Se eu tivesse que resumir o legado de João José Bigarella, diria que ele nos ensina três lições fundamentais:
- Ciência e responsabilidade ambiental andam juntas: Não podemos desassociar o desenvolvimento científico do cuidado com o planeta. Bigarella nos mostra que é possível avançar sem destruir.
- Ação local, impacto global: Suas ações em prol do meio ambiente no Paraná ressoam até hoje em várias partes do Brasil e do mundo. Ele foi um exemplo de como ações em nível local podem ter repercussões muito além das fronteiras.
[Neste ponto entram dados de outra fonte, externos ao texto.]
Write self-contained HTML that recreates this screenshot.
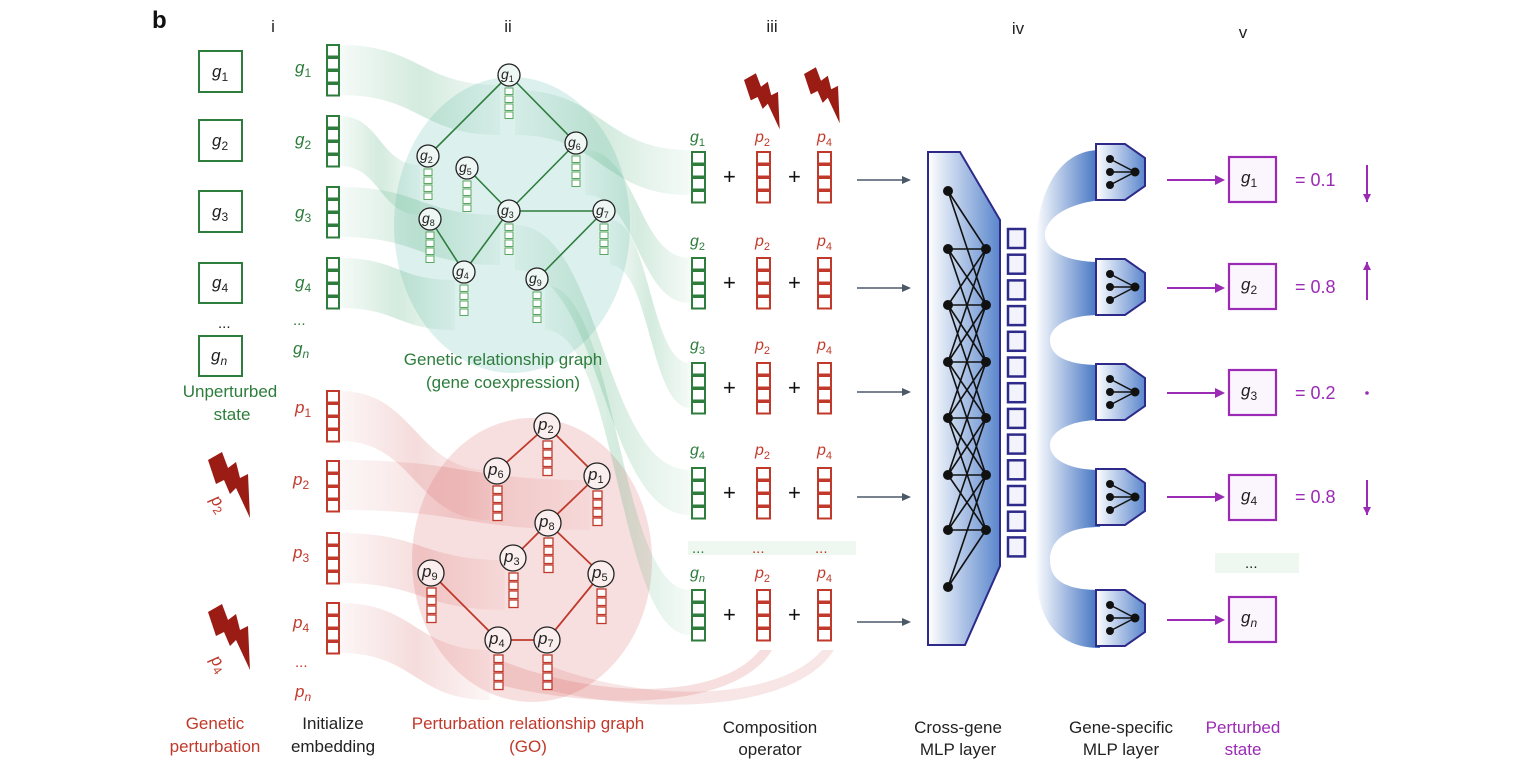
<!DOCTYPE html>
<html><head><meta charset="utf-8"><style>
html,body{margin:0;padding:0;background:#fff;}
svg{display:block;font-family:"Liberation Sans",sans-serif;}
.gi{font-style:italic;fill:#2e7d3c;font-size:17px}
.ri{font-style:italic;fill:#c0392b;font-size:17px}
.bk{font-style:italic;fill:#222;font-size:17px}
.nl{font-style:italic;fill:#222;font-size:14px}
.lab{font-size:17px;text-anchor:middle}
</style></head><body>
<svg id="s" width="1538" height="770" viewBox="0 0 1538 770" xmlns="http://www.w3.org/2000/svg">
<defs>
<linearGradient id="gband" x1="0" x2="1"><stop offset="0" stop-color="#3aa46a" stop-opacity="0.05"/><stop offset="0.5" stop-color="#3aa46a" stop-opacity="0.22"/><stop offset="1" stop-color="#3aa46a" stop-opacity="0.05"/></linearGradient>
<linearGradient id="rband" x1="0" x2="1"><stop offset="0" stop-color="#d05050" stop-opacity="0.05"/><stop offset="0.5" stop-color="#d05050" stop-opacity="0.2"/><stop offset="1" stop-color="#d05050" stop-opacity="0.05"/></linearGradient>
<linearGradient id="blue" x1="0" x2="1"><stop offset="0" stop-color="#ffffff"/><stop offset="1" stop-color="#3e70c0"/></linearGradient>
<linearGradient id="blue2" x1="0" x2="1"><stop offset="0" stop-color="#ffffff"/><stop offset="1" stop-color="#5a86cc"/></linearGradient>
</defs>
<g id="bg"></g>
<ellipse cx="512" cy="225" rx="118" ry="148" fill="#cdeae6" opacity="0.7"/>
<ellipse cx="532" cy="560" rx="120" ry="142" fill="#f6d4d4" opacity="0.75"/>
<g id="bands"></g>
<g id="shapes"></g>

<text x="152" y="28" font-size="24" font-weight="bold" fill="#111">b</text>
<g class="lab" fill="#222"><text x="273" y="32">i</text><text x="508" y="32">ii</text><text x="772" y="32">iii</text><text x="1018" y="34">iv</text><text x="1243" y="38">v</text></g>

<g fill="none" stroke="#2e7d3c" stroke-width="2">
<rect x="199" y="51" width="43" height="41"/><rect x="199" y="120" width="43" height="41"/><rect x="199" y="191" width="43" height="41"/><rect x="199" y="263" width="43" height="40"/><rect x="199" y="336" width="43" height="40"/></g>
<g class="bk"><text x="212" y="77">g<tspan font-size="12" dy="4" font-style="normal">1</tspan></text><text x="212" y="146">g<tspan font-size="12" dy="4" font-style="normal">2</tspan></text><text x="212" y="217">g<tspan font-size="12" dy="4" font-style="normal">3</tspan></text><text x="212" y="288">g<tspan font-size="12" dy="4" font-style="normal">4</tspan></text><text x="211" y="361">g<tspan font-size="12" dy="4">n</tspan></text></g>
<text x="218" y="328" font-size="15" fill="#222">...</text>
<g class="lab" fill="#2e7d3c"><text x="230" y="397">Unperturbed</text><text x="232" y="420">state</text></g>
<g class="lab" fill="#c0392b"><text x="215" y="729">Genetic</text><text x="215" y="752">perturbation</text></g>
<g class="lab" fill="#222"><text x="333" y="729">Initialize</text><text x="333" y="752">embedding</text></g>
<g class="lab" fill="#c0392b"><text x="528" y="729">Perturbation relationship graph</text><text x="528" y="752">(GO)</text></g>
<g class="lab" fill="#2e7d3c"><text x="503" y="365">Genetic relationship graph</text><text x="503" y="388">(gene coexpression)</text></g>
<g class="lab" fill="#222"><text x="770" y="733">Composition</text><text x="770" y="755">operator</text><text x="958" y="733">Cross-gene</text><text x="958" y="755">MLP layer</text><text x="1121" y="733">Gene-specific</text><text x="1121" y="755">MLP layer</text></g>
<g class="lab" fill="#9b2ab5"><text x="1243" y="733">Perturbed</text><text x="1243" y="755">state</text></g>

<text class="ri" transform="translate(210,500) rotate(55)">p<tspan font-size="12" dy="4" font-style="normal">2</tspan></text>
<text class="ri" transform="translate(210,660) rotate(55)">p<tspan font-size="12" dy="4" font-style="normal">4</tspan></text>

<g class="gi"><text x="295" y="73">g<tspan font-size="12" dy="4" font-style="normal">1</tspan></text><text x="295" y="145">g<tspan font-size="12" dy="4" font-style="normal">2</tspan></text><text x="295" y="218">g<tspan font-size="12" dy="4" font-style="normal">3</tspan></text><text x="295" y="288">g<tspan font-size="12" dy="4" font-style="normal">4</tspan></text><text x="293" y="354">g<tspan font-size="12" dy="4">n</tspan></text></g>
<text x="293" y="325" font-size="15" fill="#2e7d3c">...</text>
<g class="ri"><text x="295" y="413">p<tspan font-size="12" dy="4" font-style="normal">1</tspan></text><text x="293" y="485">p<tspan font-size="12" dy="4" font-style="normal">2</tspan></text><text x="293" y="558">p<tspan font-size="12" dy="4" font-style="normal">3</tspan></text><text x="293" y="628">p<tspan font-size="12" dy="4" font-style="normal">4</tspan></text><text x="295" y="697">p<tspan font-size="12" dy="4">n</tspan></text></g>
<text x="295" y="667" font-size="15" fill="#c0392b">...</text>

<g id="comp"></g>
<text x="692" y="553" font-size="15" fill="#2e7d3c">...</text><text x="752" y="553" font-size="15" fill="#c0392b">...</text><text x="815" y="553" font-size="15" fill="#c0392b">...</text>

<g class="bk"><text x="1241" y="183">g<tspan font-size="12" dy="4" font-style="normal">1</tspan></text><text x="1241" y="290">g<tspan font-size="12" dy="4" font-style="normal">2</tspan></text><text x="1241" y="396">g<tspan font-size="12" dy="4" font-style="normal">3</tspan></text><text x="1241" y="501">g<tspan font-size="12" dy="4" font-style="normal">4</tspan></text><text x="1241" y="623">g<tspan font-size="12" dy="4">n</tspan></text></g>
<g font-size="18" fill="#9b2ab5"><text x="1295" y="186">= 0.1</text><text x="1295" y="293">= 0.8</text><text x="1295" y="399">= 0.2</text><text x="1295" y="503">= 0.8</text></g>
<text x="1245" y="568" font-size="15" fill="#222">...</text>
<g id="nodes"></g>
</svg>
<script>
var NS="http://www.w3.org/2000/svg";
function el(p,t,a){var e=document.createElementNS(NS,t);for(var k in a)e.setAttribute(k,a[k]);document.getElementById(p).appendChild(e);return e;}
function stack(p,x,y,w,h,n,c,sw){for(var i=0;i<n;i++)el(p,'rect',{x:x,y:y+i*h,width:w,height:h-1.5,fill:'#fff',stroke:c,'stroke-width':sw});}
function band(x1,y1,x2,y2,h,g){var m=(x1+x2)/2;el('bands','path',{d:'M'+x1+','+y1+' C'+m+','+y1+' '+m+','+y2+' '+x2+','+y2+' L'+x2+','+(y2+h)+' C'+m+','+(y2+h)+' '+m+','+(y1+h)+' '+x1+','+(y1+h)+' Z',fill:'url(#'+g+')'});}
var G='#2e7d3c',R='#c0392b';
[[340,45,500,85],[340,116,420,165],[340,187,500,215],[340,258,455,280]].forEach(function(b){band(b[0],b[1],b[2],b[3],50,'gband');});
[[515,90,690,150],[585,150,690,258],[610,220,690,363],[515,225,690,470],[545,285,690,590]].forEach(function(b){band(b[0],b[1],b[2],b[3],45,'gband');});
[[340,391,490,470],[340,460,590,480],[340,533,505,560],[340,603,490,650]].forEach(function(b){band(b[0],b[1],b[2],b[3],50,'rband');});
el('bands','path',{d:'M500,660 C600,700 720,700 760,650 L772,650 C735,710 600,710 500,685 Z',fill:'#d05050','fill-opacity':0.18});
el('bands','path',{d:'M548,665 C650,705 780,700 822,650 L834,650 C795,712 650,715 548,690 Z',fill:'#d05050','fill-opacity':0.15});
[45,116,187,258].forEach(function(y){stack('shapes',327,y,12,13,4,G,2);});
[391,461,533,603].forEach(function(y){stack('shapes',327,y,12,13,4,R,2);});
var gn={1:[509,75],2:[428,156],5:[467,168],6:[576,143],3:[509,211],7:[604,211],8:[430,219],4:[464,272],9:[537,279]};
[[1,2],[1,6],[6,3],[5,3],[3,7],[3,4],[8,4],[7,9]].forEach(function(e){el('shapes','line',{x1:gn[e[0]][0],y1:gn[e[0]][1],x2:gn[e[1]][0],y2:gn[e[1]][1],stroke:G,'stroke-width':1.6});});
var rn={2:[547,426],6:[497,471],1:[597,476],8:[548,523],3:[513,558],5:[601,574],9:[431,573],4:[498,640],7:[547,640]};
[[2,6],[2,1],[1,8],[8,3],[8,5],[5,7],[7,4],[4,9]].forEach(function(e){el('shapes','line',{x1:rn[e[0]][0],y1:rn[e[0]][1],x2:rn[e[1]][0],y2:rn[e[1]][1],stroke:R,'stroke-width':1.8});});
for(var k in gn){var p=gn[k];stack('shapes',p[0]-4,p[1]+13,8,8,4,'#5aa860',1);el('shapes','circle',{cx:p[0],cy:p[1],r:11,fill:'#eef7f4',stroke:'#222','stroke-width':1.3});}
for(var k in rn){var p=rn[k];stack('shapes',p[0]-4,p[1]+15,9,9,4,R,1.3);el('shapes','circle',{cx:p[0],cy:p[1],r:13,fill:'#fbeeee',stroke:'#222','stroke-width':1.3});}
function nlab(p,ch,sub,big){var t=document.createElementNS(NS,'text');t.setAttribute('x',p[0]-(big?9:8));t.setAttribute('y',p[1]+4);t.setAttribute('font-style','italic');t.setAttribute('font-size',big?17:14);t.setAttribute('fill','#222');t.textContent=ch;var s=document.createElementNS(NS,'tspan');s.setAttribute('font-size',big?11:9);s.setAttribute('dy',3);s.setAttribute('font-style','normal');s.textContent=sub;t.appendChild(s);document.getElementById('nodes').appendChild(t);}
for(var k in gn)nlab(gn[k],'g',k,false);for(var k in rn)nlab(rn[k],'p',k,true);
function bolt(x,y,sc){el('shapes','polygon',{points:[[0,0],[14,-8],[20,8],[28,2],[32,18],[40,14],[42,58],[28,28],[22,34],[16,20],[8,24]].map(function(q){return (x+q[0]*sc)+','+(y+q[1]*sc);}).join(' '),fill:'#9b1c14'});}
bolt(208,460,1);bolt(208,612,1);bolt(744,80,0.85);bolt(804,74,0.85);
var rows=[[142,152],[246,258],[350,363],[455,468],[578,590]];var nm=['1','2','3','4','n'];
rows.forEach(function(r,i){stack('shapes',692,r[1],13,13,4,G,2);stack('shapes',757,r[1],13,13,4,R,2);stack('shapes',818,r[1],13,13,4,R,2);
var my=r[1]+30;[730,795].forEach(function(x){var t=el('comp','text',{x:x-7,y:my+2,'font-size':22,fill:'#111'});t.textContent='+';});
[[690,'g',G,nm[i]],[755,'p',R,'2'],[817,'p',R,'4']].forEach(function(a){var t=el('comp','text',{x:a[0],y:r[0],'font-style':'italic','font-size':16,fill:a[2]});t.textContent=a[1];var s=document.createElementNS(NS,'tspan');s.setAttribute('font-size',11);s.setAttribute('dy',4);if(a[3]!='n')s.setAttribute('font-style','normal');s.textContent=a[3];t.appendChild(s);});
var ay=[180,288,392,497,622][i];el('shapes','line',{x1:857,y1:ay,x2:905,y2:ay,stroke:'#4a5868','stroke-width':1.5});el('shapes','polygon',{points:'911,'+ay+' 902,'+(ay-4)+' 902,'+(ay+4),fill:'#4a5868'});
});
el('bg','rect',{x:688,y:541,width:168,height:14,fill:'#eef8f0'});el('bg','rect',{x:1215,y:553,width:84,height:20,fill:'#eef8f0'});
el('shapes','polygon',{points:'928,152 960,152 1000,220 1000,566 965,645 928,645',fill:'url(#blue2)',stroke:'#2e2a8a','stroke-width':2});
var L=[191,249,305,362,418,475,530,587],Rr=[249,305,362,418,475,530];
L.forEach(function(a){Rr.forEach(function(b){if(Math.abs(a-b)<120)el('shapes','line',{x1:948,y1:a,x2:986,y2:b,stroke:'#111','stroke-width':1.6});});});
L.forEach(function(a){el('shapes','circle',{cx:948,cy:a,r:5,fill:'#111'});});Rr.forEach(function(a){el('shapes','circle',{cx:986,cy:a,r:5,fill:'#111'});});
for(var i=0;i<13;i++)el('shapes','rect',{x:1008,y:229+i*25.7,width:17,height:19,fill:'#f3f3fb',stroke:'#2e2a8a','stroke-width':2.5});
el('shapes','path',{d:'M1035,260 C1035,190 1060,150 1100,150 L1100,200 C1060,205 1045,222 1045,235 C1045,250 1065,262 1100,262 L1100,315 C1065,315 1050,328 1050,340 C1050,355 1065,365 1100,365 L1100,420 C1070,420 1050,432 1050,445 C1050,460 1070,470 1100,470 L1100,527 C1060,527 1050,545 1050,560 C1050,580 1065,590 1100,590 L1100,648 C1050,648 1035,610 1035,560 Z',fill:'url(#blue)'});
[172,287,392,497,618].forEach(function(y){el('shapes','polygon',{points:'1096,'+(y-28)+' 1125,'+(y-28)+' 1145,'+(y-14)+' 1145,'+(y+14)+' 1125,'+(y+28)+' 1096,'+(y+28),fill:'url(#blue2)',stroke:'#2e2a8a','stroke-width':2});
[-13,0,13].forEach(function(d){el('shapes','line',{x1:1110,y1:y+d,x2:1135,y2:y,stroke:'#111','stroke-width':1.5});el('shapes','circle',{cx:1110,cy:y+d,r:4,fill:'#111'});});el('shapes','circle',{cx:1135,cy:y,r:4.5,fill:'#111'});});
var P='#9b2ab5';
[[180,157],[288,264],[393,370],[497,475],[620,597]].forEach(function(r){el('shapes','line',{x1:1167,y1:r[0],x2:1218,y2:r[0],stroke:P,'stroke-width':2});el('shapes','polygon',{points:'1225,'+r[0]+' 1215,'+(r[0]-5)+' 1215,'+(r[0]+5),fill:P});
el('shapes','rect',{x:1229,y:r[1],width:47,height:45,fill:'#fbf6fd',stroke:P,'stroke-width':2.2});});
function varr(y1,y2){el('shapes','line',{x1:1367,y1:y1,x2:1367,y2:y2,stroke:P,'stroke-width':2});var d=y2>y1?-8:8;el('shapes','polygon',{points:'1367,'+y2+' 1363,'+(y2+d)+' 1371,'+(y2+d),fill:P});}
varr(165,202);varr(300,262);varr(480,515);el('shapes','circle',{cx:1367,cy:393,r:1.8,fill:P});
</script>
</body></html>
- Educação é a chave para a mudança: Bigarella era, acima de tudo, um educador. Seu legado como professor e mentor de jovens cientistas é imenso, e sua obra ainda hoje é utilizada como referência em estudos geológicos e ambientais.
Uma Reflexão Final
Quando penso em Bigarella, não consigo deixar de refletir sobre o quanto o mundo mudou desde que ele iniciou sua jornada. A consciência ambiental que hoje é amplamente discutida teve seu alicerce lançado por pessoas como ele. Se você parar para pensar, não é exagero dizer que boa parte das políticas ambientais e dos avanços científicos nessa área no Brasil foram influenciados por seu trabalho.
Bigarella não era apenas um cientista. Ele era um visionário, alguém que enxergava além do seu tempo e que sabia que as escolhas que fazemos hoje determinam o futuro do planeta.
Portanto, o lançamento do quarto volume de sua obra no próximo dia 23 de setembro não é apenas um evento literário ou acadêmico. É uma oportunidade de todos nós, como sociedade, reconhecermos o trabalho de um homem que tanto fez para preservar e entender o mundo em que vivemos.